Though totalitarianism is new, the allure of total power has been seductively whispering to rulers throughout history from Rome to China. Even after Christianity became influential during the Middle Ages  some rulers still attempted total domination of society by controlling the one institution blocking their way: the Church. In the struggle for control over nominations to positions of ecclesiastical leadership, the Church fought vigorously to defend her own and society’s freedom, culminating in the struggle between Pope St. Gregory the VII and Emperor Henry IV that ended in the Church’s victory and a respite of centuries from the threat of state hegemony  in Europe.

It would only be after the Protestant reformation when many of the Protestant sects allowed massive state interference in their internal affairs that the danger re-emerged. Then the shadow of totalitarianism began to grow as despotic kings such as Henry VIII used the newly- appeared printing presses to gradually foster a remote ancestor of mass consciousness, cleaving whole Catholic populations from their ancient loyalty to the  Faith and sending to the executioner’s block Catholic leaders like St. John Fisher and St. Thomas More. There is no doubt that  the destruction of Christendom in the 1500s and the anti-Catholic measures  of  the Enlightenment rulers of the 18th and 19th centuries  greatly weakened the Church’s influence over Western societies and paved  the road for the arrival of modern forms of totalitarianism.

Three forms appeared in the 20th century taking the “death of God” and moral relativism as the core elements of their program for power. The first two were Nazism and Communism whose control methods have come to symbolize the nature of the beast: a one party government controlled by individuals like Hitler or Stalin in which the absolute political power of a modern centralized state monitors individuals and controls their relationships.

The third form is the Dictatorship of Relativism with its Culture of Death.
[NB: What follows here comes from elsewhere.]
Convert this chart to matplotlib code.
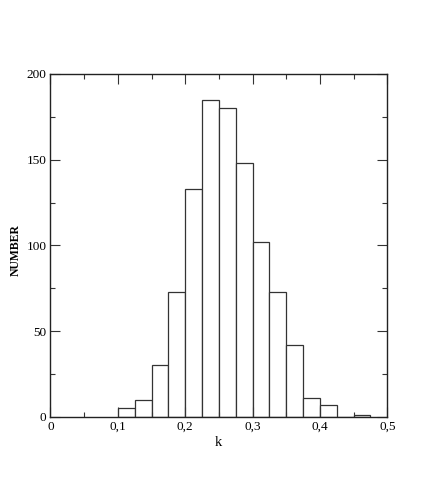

Whatever may be the intentions of individual politicians and bureaucrats, the praxis of faceless bureaucracies in many Western states leads to an encroachment on individual and parental rights even if the confused  self-awareness, intentions, ideology and methods differ from those of blatant dictatorships.

All three, though differing in their socio-political agendas, are all essentially anti-God.  That does not mean that their cultural and political leaders never give lip-service to religion as indeed presidential campaigns show only too well. However, as Pius XI in his anti-Nazi letter Mit Brennender Sorge [With Burning Concern] of 1937 stated:

“The believer in God is not he who utters the name in his speech, but he for whom this sacred word stands for a true and worthy concept of the Divinity…… [  ] Beware….of that growing abuse, in speech as in writing, of the name of God as though it were a meaningless label, to be affixed to any creation, more or less arbitrary, of human speculation. Use your influence on the faithful, in order that they may refuse to yield to this serious error. Our God is the Personal God, supernatural, omnipotent, infinitely perfect, one in the Trinity of Persons, tri-personal in the unity of divine essence, the Creator of all life,  Lord, King and ultimate Consummator of the history of the world, who will not, and cannot, tolerate a rival god by His side.”

“This God, this Sovereign Master, has issued commandments whose value is independent of time and space, country and race. As God’s sun shines on every human face so His law knows neither privilege nor exception. Rulers and subjects, crowned and uncrowned, rich and poor are equally subject to His word. From the fullness of the Creators’ right there naturally arises the fullness of His right to be obeyed by individuals and communities, whoever they are.”

This concept of God does not square with either the godlessness of Communism, the dark faceless forces of destiny in Nazism, or the emasculated “god” of the Dictatorship of Relativism. As the notorious Nazi judge, Roland Freisler, told the leader of the Christian conspirators  captured after the July 1944 plot against Hitler: “Count Moltke, Christianity and we Nazis have one thing in common and one only: we claim the whole man.”